Additionally, the CJIS Advisory Policy Board (APB) maintains the Disposition Task Force (DTF) to develop a national strategy for improving the quality of disposition reporting and criminal history records. Over the years, the DTF has implemented multiple approaches to improve disposition reporting. For instance, in 2015, the CJIS APB DTF requested the CJIS Division analyze disposition reporting statistics and collaborate with those states reporting higher disposition rates to identify commonalities, study their business practices, and report their findings. These findings were used to distill best practices and avoidances, which became the foundation for the development of the disposition best practices guide located on

Additional Efforts to Improve Record Availability

As noted above, for state agencies, submission to the III and NCIC is voluntary, as are NICS Indices submissions. Every agency has a unique operational environment; however, there are lessons learned and best practices that can be shared and improved upon from a national perspective. The NICS Program continues to support local, state, tribal, and federal partners by providing technical, policy, processes, and information sharing support to ensure that records are made available.

For example, one NICS Program initiative is with the Misdemeanor Crimes of Domestic Violence (MCDV) prohibition. The Brady Act prohibits persons who have been convicted of an MCDV from receiving or possessing firearms. An MCDV is defined as an offense that:

  • Is a misdemeanor under local, state, tribal, or federal law;
  • Has as an element of use or attempted use of physical force, or the threatened use of a deadly weapon; and
  • Was committed by a current or former spouse, parent, or guardian of the victim, by a person with whom the victim shares a child in common, by a person who is cohabiting with or has cohabited with the victim as a spouse, parent, or guardian; or by a person similarly situated to a spouse, parent, or guardian of the victim.

The NICS Program encourages agencies to make efforts to post information regarding MCDV charges to the III record (e.g., relationship, state statute/subsection, and disposition). If they are unable to post this information to the III record, agencies are encouraged to enter and maintain this information in the NICS Indices. Either option allows the NICS user conducting a background check to make a timely determination on whether an individual is eligible for a firearm.

Additionally, to facilitate the submission of final dispositions, the FBI has implemented a technical initiative to develop new methods for the electronic submission of dispositions. These initiatives reduced the cost and programming efforts for agencies and streamlined the submission process. The FBI continues to accept dispositions submitted via DVD, e-mail, fax, and paper submissions, while assessing innovative ways to use new technology to aid in the submission process.


Recently, the attorney general directed FBI to work with the Department of Defense to increase reporting to the NICS, identify other federal agencies that are not fully reporting and develop a plan to ensure full and accurate reporting to the extent required by law, and to work with our counterparts at ATF to identify additional measures that should be taken to prevent firearms from being obtained by prohibited persons. We look forward to accomplishing this important work and to help ensure the NICS has access to accurate and complete information so it can do its job and protect public safety.

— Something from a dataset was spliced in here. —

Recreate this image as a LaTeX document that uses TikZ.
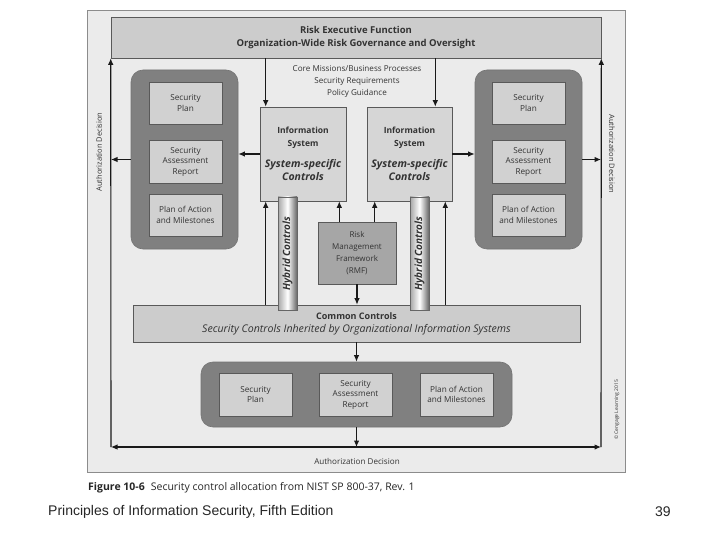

The NICS Program serves as an example of effective collaboration across all facets of local, state, territorial, tribal, and federal criminal justice authorities. I want to thank all of my colleagues for their support, and our FBI employees for their dedicated service. I am pleased to answer any questions you might have.


2 A Disposition Dashboard is a visual display of the total number of arrests submitted by a state, territory, tribal, or federal agency and the percentage of arrests without dispositions.